= National Electoral Roll Purification and Authentication Programme =

Voter registration programme in India

National Electoral Roll Purification and Authentication Programme (NERPAP) is voter registration project of the Election Commission of India. It will link the Elector's Photo Identity Card (EPIC) with the Aadhaar number of the registered voter. It aims to create an error-free voter identification system in India, especially by removing duplications. The project was launched on 3 March 2015.

On 11 August 2015, the Supreme Court of India passed an interim order regarding the Aadhaar project, which caused the NERPAP to be put on hold.

==Overview==
Under the project, the voters can submit their Aadhar and EPIC number by SMS, email, mobile application and website. 1950 call centers have been set up to accept submissions via phone calls. The voters can also submit their documents at designated registration camps and offices. Voters with multiple entries in the databases can voluntarily disclose it. Voters will be able to apply for corrections in their EPIC entries by submitting supporting documents. The project also aims to improve photograph quality on EPIC entries by borrowing the photographs of voters from the Unique Identification Authority of India (UIDAI) database.

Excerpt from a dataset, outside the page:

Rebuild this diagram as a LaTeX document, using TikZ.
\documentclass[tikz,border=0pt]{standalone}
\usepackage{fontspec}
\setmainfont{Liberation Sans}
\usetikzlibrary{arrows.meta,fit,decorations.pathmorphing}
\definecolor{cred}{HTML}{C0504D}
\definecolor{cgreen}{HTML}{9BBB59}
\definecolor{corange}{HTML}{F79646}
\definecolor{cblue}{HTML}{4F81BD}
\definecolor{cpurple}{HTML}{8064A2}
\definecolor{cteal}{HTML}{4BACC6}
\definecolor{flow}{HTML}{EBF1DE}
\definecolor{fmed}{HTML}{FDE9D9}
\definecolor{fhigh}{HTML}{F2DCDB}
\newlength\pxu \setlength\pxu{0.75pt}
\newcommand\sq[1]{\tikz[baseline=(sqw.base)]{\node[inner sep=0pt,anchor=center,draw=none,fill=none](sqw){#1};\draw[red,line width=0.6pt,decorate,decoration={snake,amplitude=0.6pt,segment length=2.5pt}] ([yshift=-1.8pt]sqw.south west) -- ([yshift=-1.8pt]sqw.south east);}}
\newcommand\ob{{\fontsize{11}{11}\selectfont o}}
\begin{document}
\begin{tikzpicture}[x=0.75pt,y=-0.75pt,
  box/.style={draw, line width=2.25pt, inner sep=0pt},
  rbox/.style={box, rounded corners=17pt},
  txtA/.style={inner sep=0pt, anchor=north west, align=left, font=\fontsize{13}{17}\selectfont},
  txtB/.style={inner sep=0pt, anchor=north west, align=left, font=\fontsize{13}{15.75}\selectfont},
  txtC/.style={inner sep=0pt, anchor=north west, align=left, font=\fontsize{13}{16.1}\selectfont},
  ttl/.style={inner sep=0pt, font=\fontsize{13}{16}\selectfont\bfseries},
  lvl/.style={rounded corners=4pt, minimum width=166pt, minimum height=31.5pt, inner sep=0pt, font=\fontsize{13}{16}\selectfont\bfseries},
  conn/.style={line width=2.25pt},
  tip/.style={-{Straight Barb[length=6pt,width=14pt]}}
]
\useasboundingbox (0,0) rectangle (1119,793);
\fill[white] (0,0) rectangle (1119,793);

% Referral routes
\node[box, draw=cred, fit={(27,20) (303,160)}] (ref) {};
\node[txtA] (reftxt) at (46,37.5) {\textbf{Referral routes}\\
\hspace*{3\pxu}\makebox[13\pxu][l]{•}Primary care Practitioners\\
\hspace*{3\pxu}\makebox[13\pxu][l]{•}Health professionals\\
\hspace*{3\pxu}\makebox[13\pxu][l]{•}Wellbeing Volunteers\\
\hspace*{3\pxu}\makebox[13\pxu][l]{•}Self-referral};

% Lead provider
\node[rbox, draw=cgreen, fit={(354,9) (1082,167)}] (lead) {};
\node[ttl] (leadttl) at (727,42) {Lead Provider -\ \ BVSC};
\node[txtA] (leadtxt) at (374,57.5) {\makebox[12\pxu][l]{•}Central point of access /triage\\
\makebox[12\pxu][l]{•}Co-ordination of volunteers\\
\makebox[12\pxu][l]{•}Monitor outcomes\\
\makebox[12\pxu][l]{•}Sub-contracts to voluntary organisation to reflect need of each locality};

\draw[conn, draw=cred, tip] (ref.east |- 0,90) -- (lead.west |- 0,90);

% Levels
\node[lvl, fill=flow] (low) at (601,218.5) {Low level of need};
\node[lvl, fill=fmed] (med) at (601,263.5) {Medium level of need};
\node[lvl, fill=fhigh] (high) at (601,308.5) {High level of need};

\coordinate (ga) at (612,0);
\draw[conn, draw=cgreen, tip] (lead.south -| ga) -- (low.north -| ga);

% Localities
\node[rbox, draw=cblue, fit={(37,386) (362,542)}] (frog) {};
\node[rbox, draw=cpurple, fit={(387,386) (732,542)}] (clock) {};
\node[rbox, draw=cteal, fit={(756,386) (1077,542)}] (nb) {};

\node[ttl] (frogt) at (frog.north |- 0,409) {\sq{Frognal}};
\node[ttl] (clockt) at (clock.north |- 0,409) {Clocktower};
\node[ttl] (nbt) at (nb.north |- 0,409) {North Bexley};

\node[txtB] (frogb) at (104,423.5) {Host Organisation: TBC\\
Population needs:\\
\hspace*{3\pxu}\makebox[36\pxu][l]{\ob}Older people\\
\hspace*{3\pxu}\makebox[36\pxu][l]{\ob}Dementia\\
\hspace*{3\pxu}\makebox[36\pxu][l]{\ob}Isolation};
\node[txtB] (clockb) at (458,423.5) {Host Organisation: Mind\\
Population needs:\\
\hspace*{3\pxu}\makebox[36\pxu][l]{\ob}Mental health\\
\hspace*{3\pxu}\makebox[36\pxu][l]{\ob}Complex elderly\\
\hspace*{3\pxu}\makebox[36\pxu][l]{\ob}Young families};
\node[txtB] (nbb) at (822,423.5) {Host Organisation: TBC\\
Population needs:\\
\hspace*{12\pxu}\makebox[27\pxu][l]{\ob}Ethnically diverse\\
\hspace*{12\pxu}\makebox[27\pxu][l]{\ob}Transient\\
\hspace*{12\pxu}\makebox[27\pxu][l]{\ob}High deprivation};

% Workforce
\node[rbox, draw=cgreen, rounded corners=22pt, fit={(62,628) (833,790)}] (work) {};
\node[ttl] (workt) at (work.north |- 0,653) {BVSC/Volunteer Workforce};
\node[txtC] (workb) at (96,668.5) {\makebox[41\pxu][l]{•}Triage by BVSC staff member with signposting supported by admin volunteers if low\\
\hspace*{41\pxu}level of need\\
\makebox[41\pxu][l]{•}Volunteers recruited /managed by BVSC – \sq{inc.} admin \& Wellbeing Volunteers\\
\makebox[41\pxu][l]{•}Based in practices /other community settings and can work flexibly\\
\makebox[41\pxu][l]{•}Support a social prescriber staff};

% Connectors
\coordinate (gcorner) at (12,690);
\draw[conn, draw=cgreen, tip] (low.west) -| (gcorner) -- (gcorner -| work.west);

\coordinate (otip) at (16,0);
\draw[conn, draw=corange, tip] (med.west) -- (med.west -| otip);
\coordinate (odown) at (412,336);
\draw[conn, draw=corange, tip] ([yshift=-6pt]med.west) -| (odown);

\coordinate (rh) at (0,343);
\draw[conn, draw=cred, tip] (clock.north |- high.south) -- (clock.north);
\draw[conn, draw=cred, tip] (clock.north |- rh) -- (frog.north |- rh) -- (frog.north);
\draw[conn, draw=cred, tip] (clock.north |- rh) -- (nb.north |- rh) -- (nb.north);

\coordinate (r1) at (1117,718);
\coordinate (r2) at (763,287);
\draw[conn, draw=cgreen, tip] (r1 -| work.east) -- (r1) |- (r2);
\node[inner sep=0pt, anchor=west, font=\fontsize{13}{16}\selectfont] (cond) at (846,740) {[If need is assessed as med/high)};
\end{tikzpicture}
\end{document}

The project expects to weed out duplicate, fake and ineligible voters, and voters who have shifted to other regions from the databases. The projects will also acquire mobile numbers and emails of voters to send them poll related notifications. According to the data provided by UIDAI to the Election Commission, 50,00,00,000 of the country's 85,00,00,000 voters are currently registered with the UIDAI. The UIDAI is expected to complete the registration of all voters in a few months.

==Criticism==
On 20 May 2015, CPI(M) leader, Sitaram Yechury, wrote to the Chief Election Commissioner of India, Syed Nasim Ahmad Zaidi, expressing concerns about the project. He said the data collected by linking the EPICs with Aadhaars may result in misuse such as discriminating against a section of citizens. He also asked Zaidi to clarify that possession of an Aadhaar was not mandatory for voting and that linking with Aadhaar was voluntary. He said that the SMS sent to voters made it seem like it was mandatory. With the order of the Supreme Court of India collection of Aadhaar number and linking it with the electoral role has been suspended with Delhi first to suspend collection of the data.